PEDIDO DE REQUERIMENTO
Outros vereadores também se pronunciaram durante a audiência. Foi o caso do vereador Tiago Forastieri (Progressistas), que também lamentou a ausência do prefeito Balieiro e de sua equipe, e anunciou que encaminhará um pedido de requerimento para apurar o principal motivo que fez a prefeitura notificar os moradores, e também informações sobre a obra.

– Eu queria propor aqui para o nosso jurídico fazer um requerimento de informação dessa Casa sobre o caso. Em relação ao projeto original de aprovação, se houve algum estudo de impacto ambiental que comprove esse esse desvio que foi feito esse córrego, e se ali era previsto este córrego e se ele existia então, pra que a prefeitura seja obrigada a enviar essas informações para nós, pois se no projeto original não há nada de água, anula-se tudo o que foi feito em diante, não tem nem que se discutir isso aqui!- concluiu.

O QUE O PREFEITO DISSE?
Durante o evento, um dos moradores mostrou um áudio da entrevista concedida há poucos dias pelo prefeito a uma rádio FM, ele justificou a notificação dos moradores ao ser perguntado por um ouvinte.

– Essa pergunta primeiro a gente tem que falar genericamente.

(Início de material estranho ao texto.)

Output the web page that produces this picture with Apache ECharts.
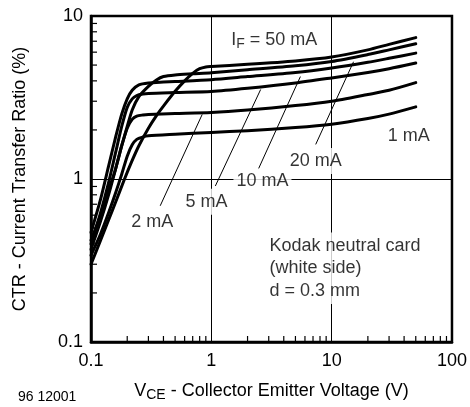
<!DOCTYPE html>
<html>
<head>
<meta charset="utf-8">
<script src="https://cdn.jsdelivr.net/npm/echarts@6/dist/echarts.min.js"></script>
<style>
html,body{margin:0;padding:0;background:#fff;}
#chart{width:470px;height:407px;}
</style>
</head>
<body>
<div id="chart"></div>
<script>
// ---- data (VCE in V, CTR in %) ----
var ctr1mA  = [[0.1,0.34],[0.12,0.46],[0.14,0.62],[0.16,0.82],[0.18,1.07],[0.2,1.38],[0.22,1.62],[0.24,1.75],[0.27,1.81],[0.3,1.84],[0.5,1.88],[1,1.93],[2,1.98],[5,2.07],[10,2.17],[20,2.35],[30,2.5],[50,2.77]];
var ctr2mA  = [[0.1,0.37],[0.12,0.55],[0.14,0.8],[0.16,1.15],[0.18,1.6],[0.2,2.05],[0.22,2.32],[0.24,2.43],[0.27,2.47],[0.3,2.49],[0.5,2.52],[1,2.56],[2,2.65],[5,2.82],[10,3.0],[20,3.3],[30,3.5],[50,3.9]];
var ctr5mA  = [[0.1,0.4],[0.12,0.62],[0.14,0.95],[0.16,1.45],[0.18,2.1],[0.2,2.75],[0.22,3.1],[0.24,3.25],[0.27,3.32],[0.3,3.35],[0.5,3.39],[1,3.44],[2,3.6],[5,3.88],[10,4.17],[20,4.5],[30,4.75],[50,5.15]];
var ctr10mA = [[0.1,0.47],[0.12,0.75],[0.14,1.2],[0.16,1.8],[0.18,2.5],[0.2,3.1],[0.22,3.5],[0.25,3.78],[0.3,3.88],[0.4,3.93],[0.5,3.96],[1,4.07],[2,4.25],[5,4.5],[10,4.8],[20,5.2],[30,5.5],[50,5.92]];
var ctr20mA = [[0.1,0.42],[0.12,0.6],[0.14,0.85],[0.16,1.15],[0.18,1.6],[0.2,2.1],[0.22,2.65],[0.25,3.2],[0.3,3.7],[0.35,4.05],[0.4,4.25],[0.5,4.35],[0.7,4.42],[1,4.49],[2,4.68],[5,4.95],[10,5.26],[20,5.8],[30,6.2],[50,6.75]];
var ctr50mA = [[0.1,0.3],[0.12,0.42],[0.14,0.56],[0.16,0.72],[0.19,1.0],[0.22,1.3],[0.25,1.6],[0.3,2.05],[0.35,2.45],[0.4,2.8],[0.5,3.45],[0.6,4.0],[0.7,4.45],[0.8,4.75],[0.9,4.87],[1,4.9],[2,5.05],[5,5.3],[10,5.6],[20,6.2],[30,6.7],[50,7.37]];

var xTickLabels = {'0.1':'0.1','1':'1','10':'10','100':'100'};
var yTickLabels = {'0.1':'0.1','1':'1','10':'10'};
var minorTicksX = [0.2,0.3,0.4,0.5,0.6,0.7,0.8,0.9,2,3,4,5,6,7,8,9,20,30,40,50,60,70,80,90];
var minorTicksY = [0.2,0.3,0.4,0.5,0.6,0.7,0.8,0.9,2,3,4,5,6,7,8,9];

// annotation labels [x, y, text]
var curveLabels = [
  [3.33, 7.15, '{a|I}{s|F}{a| = 50 mA}'],
  [43.8, 1.83, '1 mA'],
  [7.37, 1.29, '20 mA'],
  [2.66, 0.97, '10 mA'],
  [0.91, 0.724, '5 mA'],
  [0.323, 0.547, '2 mA']
];
var noteLabel = [[2.93, 0.283, 'Kodak neutral card\n(white side)\nd = 0.3 mm']];
// leader lines
var leader2mA  = [[0.376,0.685],[0.84,2.49]];
var leader5mA  = [[1.08,0.906],[2.57,3.54]];
var leader10mA = [[2.46,1.15],[5.5,4.25]];
var leader20mA = [[7.37,1.63],[15.2,5.24]];

var FONT = '"Liberation Sans", Arial, Helvetica, sans-serif';

function curve(data){
  return {type:'line', data:data, symbol:'none', smooth:0.25,
          lineStyle:{color:'#000', width:3, cap:'round', join:'round'}, z:3, clip:true};
}
function leader(data){
  return {type:'line', data:data, symbol:'none', lineStyle:{color:'#000', width:1}, z:3};
}

var chart = echarts.init(document.getElementById('chart'), null, {renderer:'canvas'});
chart.setOption({
  animation:false,
  backgroundColor:'#fff',
  textStyle:{fontFamily:FONT},
  grid:{left:91, right:18, top:16, bottom:64, show:true, borderColor:'#000', borderWidth:2.5, backgroundColor:'transparent'},
  xAxis:{
    type:'log', logBase:10, min:0.1, max:100,
    name:'{v|V}{s|CE}{v| - Collector Emitter Voltage (V)}',
    nameLocation:'middle', nameGap:38,
    nameTextStyle:{rich:{v:{fontSize:18,color:'#000',fontFamily:FONT}, s:{fontSize:14,color:'#000',fontFamily:FONT,padding:[8,0,0,0]}}},
    axisLine:{show:true, lineStyle:{color:'#000', width:2.5}},
    axisTick:{show:false},
    splitLine:{show:true, lineStyle:{color:'#000', width:1}},
    axisLabel:{fontSize:18, color:'#000', margin:10, fontFamily:FONT,
      formatter:function(v){ var k = String(+v.toPrecision(3)); return xTickLabels[k] !== undefined ? xTickLabels[k] : ''; }}
  },
  yAxis:{
    type:'log', logBase:10, min:0.1, max:10,
    name:'CTR - Current Transfer Ratio (%)',
    nameLocation:'middle', nameGap:62, nameRotate:90,
    nameTextStyle:{fontSize:18, color:'#000', fontFamily:FONT},
    axisLine:{show:true, lineStyle:{color:'#000', width:2.5}},
    axisTick:{show:false},
    splitLine:{show:true, lineStyle:{color:'#000', width:1}},
    axisLabel:{fontSize:18, color:'#000', margin:8, fontFamily:FONT,
      formatter:function(v){ var k = String(+v.toPrecision(3)); return yTickLabels[k] !== undefined ? yTickLabels[k] : ''; }}
  },
  graphic:[{type:'text', left:18, top:390, style:{text:'96 12001', fontSize:14, fill:'#000', fontFamily:FONT}}],
  series:[
    {type:'custom', data:minorTicksX.map(function(v){return [v];}), z:4, silent:true,
      renderItem:function(params, api){
        var p = api.coord([api.value(0), 0.1]);
        return {type:'line', shape:{x1:p[0], y1:p[1], x2:p[0], y2:p[1]-6}, style:{stroke:'#000', lineWidth:1.2}};
      }},
    {type:'custom', data:minorTicksY.map(function(v){return [0.1, v];}), z:4, silent:true,
      renderItem:function(params, api){
        var p = api.coord([0.1, api.value(1)]);
        return {type:'line', shape:{x1:p[0], y1:p[1], x2:p[0]+6, y2:p[1]}, style:{stroke:'#000', lineWidth:1.2}};
      }},
    curve(ctr1mA), curve(ctr2mA), curve(ctr5mA), curve(ctr10mA), curve(ctr20mA), curve(ctr50mA),
    leader(leader2mA), leader(leader5mA), leader(leader10mA), leader(leader20mA),
    {type:'scatter', symbolSize:0, z:5, silent:true,
      data:curveLabels.map(function(d){return {value:[d[0], d[1]], name:d[2]};}),
      label:{show:true, position:'inside', formatter:function(p){return p.name;},
        fontSize:18, color:'#000', fontFamily:FONT, backgroundColor:'#fff', padding:[4,3,4,3],
        rich:{a:{fontSize:18,color:'#000',fontFamily:FONT}, s:{fontSize:14,color:'#000',fontFamily:FONT,padding:[8,0,0,0]}}}},
    {type:'scatter', symbolSize:0, z:5, silent:true,
      data:noteLabel.map(function(d){return {value:[d[0], d[1]], name:d[2]};}),
      label:{show:true, position:'right', distance:0, formatter:function(p){return p.name;},
        fontSize:18, lineHeight:22.5, color:'#000', fontFamily:FONT, backgroundColor:'#fff', padding:[2,2,2,2], align:'left'}}
  ]
});
</script>
</body>
</html>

Não é permitido construir próximo de nenhum curso d’água. Seja um riacho, seja um córrego, seja um rio como Sesmaria, seja um rio como o Paraíba. Cada curso d’água tem função, a gente não pode construir ao lado dele, desrespeitando a distância. E a gente está fazendo uma obra importante ali entre o Boa Vista I e o Boa Vista II, inclusive com desapropriação de alguns imóveis, e a gente precisa fazer melhorias no canal que tem ali. Infelizmente, os muros das casas estão construídos de maneira irregular dentro do canal e precisam ser removidos – citou Balieiro.